If you don’t do signal processing, you’ll never have a good experience. If you set up a voice assistant that doesn’t do wake word on device, it will be streaming audio 24/7 to Hass for it to shuffle around and listen for the wakeword, so if you want 11 microphones that’s 11 - 24/7 audio data streams being fed to the wake word setup.

If I were in your shoes, I would plumb everything needed like speaker wires, aux cords, power, etc. and wait a bit for the dust to settle on how this all plays out.

Another thing to be aware of is, there are microphone arrays ment for directional and omni-directional. So, type & placement of the microphones is quite important. Also, you would want to have the microphone somewhat seperate from the speaker, to increase wakeword detection chances. Alexa and Google do a great job with an all in one device, but we don’t have the R&D budget for purpose built enclosures that help with far field wake word detection and keep the output somewhat segregated from the input.

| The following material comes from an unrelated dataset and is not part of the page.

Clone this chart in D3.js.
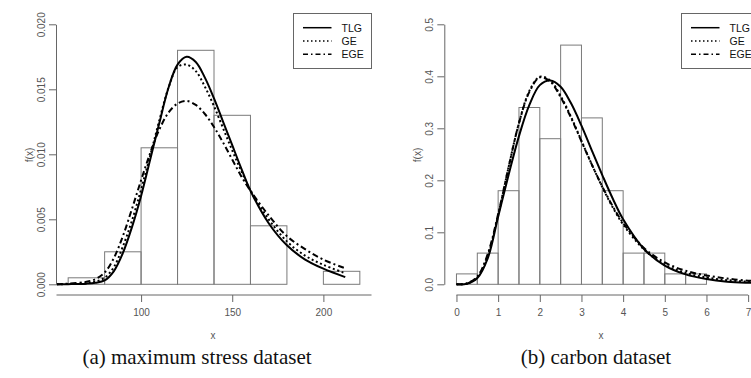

meliborn · November 18, 2024, 5:45pm

Every microphone places in each room and has it’s own uniq device in HA. In terms of HA, it is too complicated to determine from which microphone the signal is coming. When I was tasting M5Stack ATOM Echo on the setup step it asked me an area for association.

andrewballinger · February 4, 2025, 9:53pm

I have something semi-functional by putting the HA app on my phone and configuring it as the default voice assistant. It’s not perfect (I still need to grab my communicator and hold the power button to issue commands) but it’s a step in the right direction (ToS computers, but not TNG computers).

This isn’t a direct answer to your question, since it’s not what you asked for, but this is the best setup I have so far.